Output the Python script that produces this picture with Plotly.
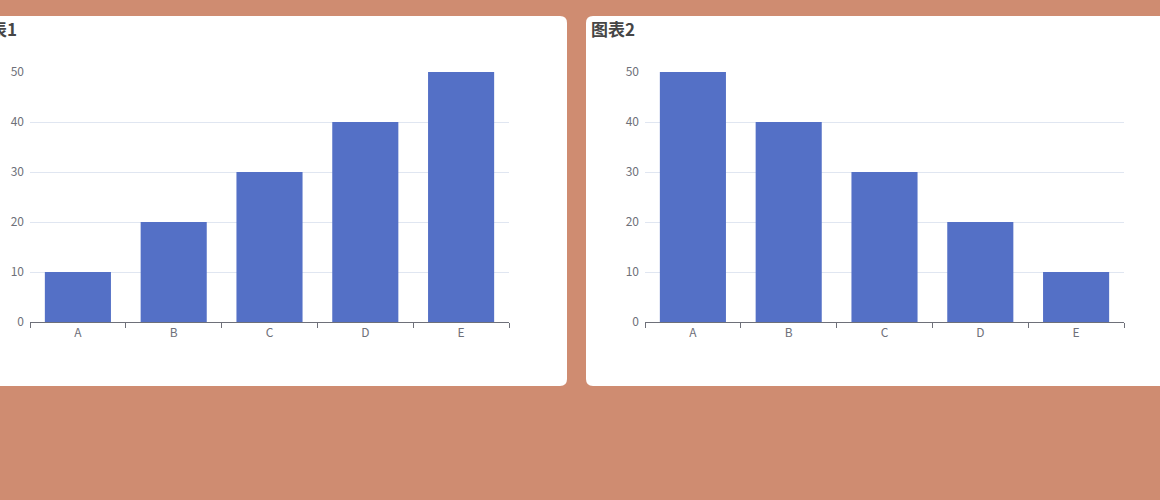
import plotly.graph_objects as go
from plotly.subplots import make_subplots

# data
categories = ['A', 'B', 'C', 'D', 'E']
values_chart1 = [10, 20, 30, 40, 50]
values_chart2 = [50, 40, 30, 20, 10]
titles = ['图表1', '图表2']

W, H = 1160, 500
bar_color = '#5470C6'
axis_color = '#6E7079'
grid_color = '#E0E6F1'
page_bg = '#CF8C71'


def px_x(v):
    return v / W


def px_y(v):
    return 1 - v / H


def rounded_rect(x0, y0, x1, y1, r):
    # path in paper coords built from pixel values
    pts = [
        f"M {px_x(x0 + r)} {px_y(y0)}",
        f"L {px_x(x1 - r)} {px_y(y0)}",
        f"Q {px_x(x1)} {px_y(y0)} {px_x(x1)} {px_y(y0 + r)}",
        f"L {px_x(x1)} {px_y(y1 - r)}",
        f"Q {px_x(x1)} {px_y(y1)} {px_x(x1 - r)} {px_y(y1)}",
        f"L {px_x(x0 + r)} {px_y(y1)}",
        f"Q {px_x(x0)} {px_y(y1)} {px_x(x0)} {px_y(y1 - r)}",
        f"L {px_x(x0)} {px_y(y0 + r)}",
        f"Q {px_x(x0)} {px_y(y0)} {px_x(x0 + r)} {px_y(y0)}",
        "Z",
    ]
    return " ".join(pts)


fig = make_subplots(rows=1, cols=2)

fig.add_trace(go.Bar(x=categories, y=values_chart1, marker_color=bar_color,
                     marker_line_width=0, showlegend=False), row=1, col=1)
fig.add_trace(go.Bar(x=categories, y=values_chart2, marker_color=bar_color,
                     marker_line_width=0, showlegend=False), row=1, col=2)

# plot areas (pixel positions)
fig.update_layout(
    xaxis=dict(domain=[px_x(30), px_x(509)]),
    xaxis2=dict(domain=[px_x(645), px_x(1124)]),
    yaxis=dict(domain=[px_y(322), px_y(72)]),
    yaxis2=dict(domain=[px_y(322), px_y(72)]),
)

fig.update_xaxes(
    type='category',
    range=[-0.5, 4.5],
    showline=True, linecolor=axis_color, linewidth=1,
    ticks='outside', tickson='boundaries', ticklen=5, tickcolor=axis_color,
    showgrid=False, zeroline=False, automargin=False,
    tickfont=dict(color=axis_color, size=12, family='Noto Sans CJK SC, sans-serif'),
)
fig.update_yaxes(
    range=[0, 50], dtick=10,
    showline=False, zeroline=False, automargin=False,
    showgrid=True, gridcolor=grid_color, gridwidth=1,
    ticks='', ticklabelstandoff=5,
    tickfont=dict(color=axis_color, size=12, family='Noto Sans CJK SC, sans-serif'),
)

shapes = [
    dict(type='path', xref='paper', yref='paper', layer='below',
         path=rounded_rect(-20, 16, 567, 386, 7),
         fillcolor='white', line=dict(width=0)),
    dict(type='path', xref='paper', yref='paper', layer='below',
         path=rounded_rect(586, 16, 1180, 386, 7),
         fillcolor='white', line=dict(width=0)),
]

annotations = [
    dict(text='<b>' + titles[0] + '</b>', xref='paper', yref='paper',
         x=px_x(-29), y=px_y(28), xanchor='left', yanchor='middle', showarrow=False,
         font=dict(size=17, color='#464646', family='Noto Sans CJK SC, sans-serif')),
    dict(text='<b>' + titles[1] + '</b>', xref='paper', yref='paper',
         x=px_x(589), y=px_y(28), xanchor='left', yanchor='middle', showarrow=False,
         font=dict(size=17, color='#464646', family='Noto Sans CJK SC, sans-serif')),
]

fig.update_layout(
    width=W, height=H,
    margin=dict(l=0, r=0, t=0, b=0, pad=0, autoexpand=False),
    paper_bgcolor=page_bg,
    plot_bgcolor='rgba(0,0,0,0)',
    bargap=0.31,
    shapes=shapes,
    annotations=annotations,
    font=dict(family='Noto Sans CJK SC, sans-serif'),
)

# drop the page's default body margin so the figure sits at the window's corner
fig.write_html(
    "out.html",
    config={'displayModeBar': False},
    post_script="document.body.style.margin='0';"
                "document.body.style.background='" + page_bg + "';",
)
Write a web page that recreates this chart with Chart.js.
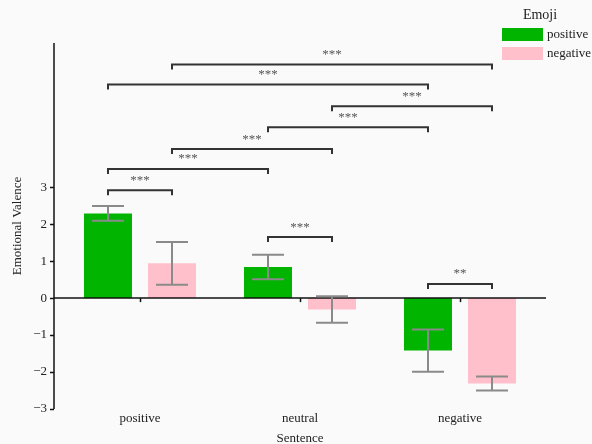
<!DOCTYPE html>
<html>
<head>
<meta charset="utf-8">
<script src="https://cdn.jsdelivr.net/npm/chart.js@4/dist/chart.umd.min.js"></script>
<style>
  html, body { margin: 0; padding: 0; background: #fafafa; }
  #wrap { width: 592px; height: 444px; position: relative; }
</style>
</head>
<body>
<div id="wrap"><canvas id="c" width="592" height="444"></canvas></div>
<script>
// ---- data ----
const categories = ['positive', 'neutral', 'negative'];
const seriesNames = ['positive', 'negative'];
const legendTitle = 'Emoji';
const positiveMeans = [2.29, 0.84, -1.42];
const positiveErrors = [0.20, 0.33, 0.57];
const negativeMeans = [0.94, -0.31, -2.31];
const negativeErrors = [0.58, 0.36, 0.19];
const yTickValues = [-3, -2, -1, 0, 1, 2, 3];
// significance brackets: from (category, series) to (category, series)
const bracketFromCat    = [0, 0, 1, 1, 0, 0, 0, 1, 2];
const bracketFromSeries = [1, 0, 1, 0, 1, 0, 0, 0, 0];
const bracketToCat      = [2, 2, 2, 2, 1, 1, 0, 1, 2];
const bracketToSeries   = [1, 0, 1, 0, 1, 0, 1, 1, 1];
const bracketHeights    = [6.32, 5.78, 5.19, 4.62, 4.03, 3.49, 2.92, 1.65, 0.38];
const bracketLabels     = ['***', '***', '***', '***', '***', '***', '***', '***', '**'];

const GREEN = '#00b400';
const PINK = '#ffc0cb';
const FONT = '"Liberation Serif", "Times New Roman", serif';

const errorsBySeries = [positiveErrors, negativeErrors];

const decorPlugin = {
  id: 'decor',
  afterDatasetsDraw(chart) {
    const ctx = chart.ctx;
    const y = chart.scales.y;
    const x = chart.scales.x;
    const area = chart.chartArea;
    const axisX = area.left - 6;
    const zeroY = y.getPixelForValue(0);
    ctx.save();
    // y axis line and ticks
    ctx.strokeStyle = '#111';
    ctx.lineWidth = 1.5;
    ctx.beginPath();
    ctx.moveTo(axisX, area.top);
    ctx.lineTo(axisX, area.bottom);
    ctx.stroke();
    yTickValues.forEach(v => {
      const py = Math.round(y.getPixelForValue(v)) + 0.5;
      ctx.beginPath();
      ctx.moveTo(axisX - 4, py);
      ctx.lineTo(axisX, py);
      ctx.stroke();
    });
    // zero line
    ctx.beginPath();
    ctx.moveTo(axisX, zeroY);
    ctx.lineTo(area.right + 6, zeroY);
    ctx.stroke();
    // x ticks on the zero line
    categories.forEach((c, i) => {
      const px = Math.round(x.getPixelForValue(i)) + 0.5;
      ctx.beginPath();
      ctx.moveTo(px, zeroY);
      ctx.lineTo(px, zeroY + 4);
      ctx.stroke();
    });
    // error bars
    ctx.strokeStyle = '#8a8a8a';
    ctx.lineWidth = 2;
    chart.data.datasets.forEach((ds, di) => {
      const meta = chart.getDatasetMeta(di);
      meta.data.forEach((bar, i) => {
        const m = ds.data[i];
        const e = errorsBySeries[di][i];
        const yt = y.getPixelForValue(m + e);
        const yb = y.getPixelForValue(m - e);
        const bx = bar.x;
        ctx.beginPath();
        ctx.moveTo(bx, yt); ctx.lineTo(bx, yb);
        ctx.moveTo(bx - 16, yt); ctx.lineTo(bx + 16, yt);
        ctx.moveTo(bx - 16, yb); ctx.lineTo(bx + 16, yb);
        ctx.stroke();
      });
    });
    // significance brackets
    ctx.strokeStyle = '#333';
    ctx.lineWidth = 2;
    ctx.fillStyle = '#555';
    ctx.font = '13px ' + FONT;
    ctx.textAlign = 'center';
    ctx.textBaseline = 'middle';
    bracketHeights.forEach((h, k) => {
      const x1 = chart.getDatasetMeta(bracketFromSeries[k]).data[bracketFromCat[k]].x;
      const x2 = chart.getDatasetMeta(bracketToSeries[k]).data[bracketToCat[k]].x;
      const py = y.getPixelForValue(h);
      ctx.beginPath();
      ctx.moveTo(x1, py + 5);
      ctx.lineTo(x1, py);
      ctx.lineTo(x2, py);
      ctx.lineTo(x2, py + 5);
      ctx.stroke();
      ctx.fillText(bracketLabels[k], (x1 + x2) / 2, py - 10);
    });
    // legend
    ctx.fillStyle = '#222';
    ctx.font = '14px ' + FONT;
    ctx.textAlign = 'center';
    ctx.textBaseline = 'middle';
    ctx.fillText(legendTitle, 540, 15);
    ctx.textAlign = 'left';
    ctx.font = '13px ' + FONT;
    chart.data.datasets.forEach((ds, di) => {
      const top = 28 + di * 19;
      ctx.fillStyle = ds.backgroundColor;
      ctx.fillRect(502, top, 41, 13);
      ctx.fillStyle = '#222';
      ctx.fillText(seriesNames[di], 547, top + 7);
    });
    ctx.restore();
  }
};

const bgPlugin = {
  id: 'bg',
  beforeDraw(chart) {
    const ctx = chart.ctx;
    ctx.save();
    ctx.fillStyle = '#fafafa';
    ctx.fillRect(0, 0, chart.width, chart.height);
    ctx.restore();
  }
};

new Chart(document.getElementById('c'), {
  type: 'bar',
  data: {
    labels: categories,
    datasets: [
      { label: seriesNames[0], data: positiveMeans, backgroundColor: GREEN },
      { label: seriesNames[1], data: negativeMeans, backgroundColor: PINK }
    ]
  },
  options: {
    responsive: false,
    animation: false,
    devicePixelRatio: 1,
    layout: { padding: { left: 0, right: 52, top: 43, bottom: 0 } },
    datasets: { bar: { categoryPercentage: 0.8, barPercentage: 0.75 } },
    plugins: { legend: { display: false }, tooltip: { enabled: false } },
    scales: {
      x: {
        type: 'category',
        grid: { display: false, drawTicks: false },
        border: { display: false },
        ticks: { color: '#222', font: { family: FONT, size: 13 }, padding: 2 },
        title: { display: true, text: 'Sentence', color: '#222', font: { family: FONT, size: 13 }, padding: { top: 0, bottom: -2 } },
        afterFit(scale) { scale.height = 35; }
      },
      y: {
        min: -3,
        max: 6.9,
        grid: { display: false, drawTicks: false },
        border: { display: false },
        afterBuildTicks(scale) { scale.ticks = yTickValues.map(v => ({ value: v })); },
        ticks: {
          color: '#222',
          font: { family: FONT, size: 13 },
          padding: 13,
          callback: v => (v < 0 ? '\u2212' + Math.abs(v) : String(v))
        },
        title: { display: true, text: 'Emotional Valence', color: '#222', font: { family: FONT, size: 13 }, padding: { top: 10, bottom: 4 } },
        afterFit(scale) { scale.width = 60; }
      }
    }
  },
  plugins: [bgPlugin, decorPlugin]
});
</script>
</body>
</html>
:::
- _Goal_
Extract, without any images, the part of the material above that opens with the line containing "Write a web" and closes with the line containing "const errorsBySeries = [positiveErrors, negativeErrors];", both lines included.

- _Problem solution_
Write a web page that recreates this chart with Chart.js.
<!DOCTYPE html>
<html>
<head>
<meta charset="utf-8">
<script src="https://cdn.jsdelivr.net/npm/chart.js@4/dist/chart.umd.min.js"></script>
<style>
  html, body { margin: 0; padding: 0; background: #fafafa; }
  #wrap { width: 592px; height: 444px; position: relative; }
</style>
</head>
<body>
<div id="wrap"><canvas id="c" width="592" height="444"></canvas></div>
<script>
// ---- data ----
const categories = ['positive', 'neutral', 'negative'];
const seriesNames = ['positive', 'negative'];
const legendTitle = 'Emoji';
const positiveMeans = [2.29, 0.84, -1.42];
const positiveErrors = [0.20, 0.33, 0.57];
const negativeMeans = [0.94, -0.31, -2.31];
const negativeErrors = [0.58, 0.36, 0.19];
const yTickValues = [-3, -2, -1, 0, 1, 2, 3];
// significance brackets: from (category, series) to (category, series)
const bracketFromCat    = [0, 0, 1, 1, 0, 0, 0, 1, 2];
const bracketFromSeries = [1, 0, 1, 0, 1, 0, 0, 0, 0];
const bracketToCat      = [2, 2, 2, 2, 1, 1, 0, 1, 2];
const bracketToSeries   = [1, 0, 1, 0, 1, 0, 1, 1, 1];
const bracketHeights    = [6.32, 5.78, 5.19, 4.62, 4.03, 3.49, 2.92, 1.65, 0.38];
const bracketLabels     = ['***', '***', '***', '***', '***', '***', '***', '***', '**'];

const GREEN = '#00b400';
const PINK = '#ffc0cb';
const FONT = '"Liberation Serif", "Times New Roman", serif';

const errorsBySeries = [positiveErrors, negativeErrors];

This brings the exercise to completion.